Unfortunately, when dad came, it was already too late: Bytie already cut the tape a few times. What is fortunate, in each of the cuts Bytie cut out a fragment of the tape, reversed it and put it back exactly at the same position. Bytie claims that he performed exactly $k$ such cuts. For example, if the initial tape was $[1,\,2,\,3,\,4,\,5,\,6]$ and Bytie cut out the fragment $[3,\,4,\,5]$ and reversed it, the tape would be $[1,\,2,\,5,\,4,\,3,\,6]$.

Help Bytie's dad and try to restore the initial tape using $k$ operations of cutting and reversing fragments.

Input

The first line of input contains two integers $n$ and $k$ ($1 \leq n \leq 100\,000$, $0 \leq k \leq 3$) that represent the number of integers written on the tape and the number of operations that Bytie claims to have performed. The next line contains the numbers written on the tape when Bytie's dad entered the room: a sequence of $n$ integers $a_i$ ($1 \leq a_i \leq n$).

Output

The first line of output should contain one word TAK (Polish for yes) or NIE (Polish for no), depending on whether one can restore the initial state of the tape using $k$ cuts.
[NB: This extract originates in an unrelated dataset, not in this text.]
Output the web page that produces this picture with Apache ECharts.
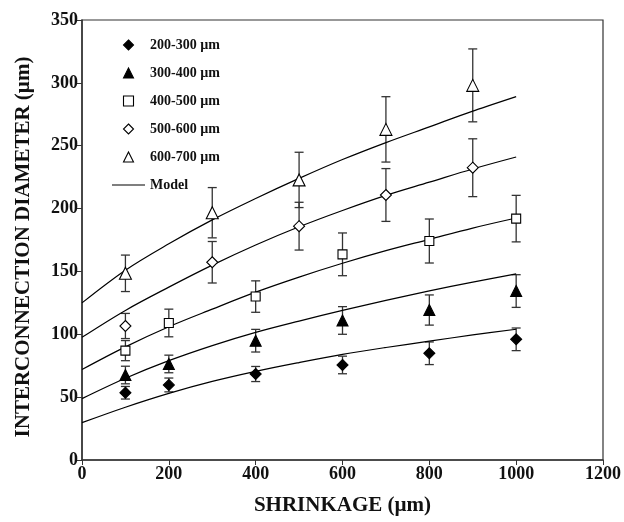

If the answer is positive, the following $k$ lines of output should contain two integers $l_i$, $r_i$ each ($1 \leq l_i \leq r_i \leq n$): the indices of the first and last element of consecutive fragments that are to be reversed. If there is more than one correct answer, your program should output any none of them.

Examples

Input

4 2
3 4 1 2

Output

TAK
1 3
2 4

Input

4 1
3 4 1 2

Output

NIE

Explanation

After Bytie played with the tape, the sequence of numbers is $[3,\, 4,\, 1,\, 2]$. In the first example we can restore the initial state of the tape in two operations:

  1. Cut and reverse the fragment from the first to the third tape element, the result is: $[1,\, 4,\, 3,\, 2]$.
  2. Cut and reverse the fragment from the second to the fourth tape element, the result is: $[1,\, 2,\, 3,\, 4]$.

One cannot restore the initial state of the tape using just a single operation.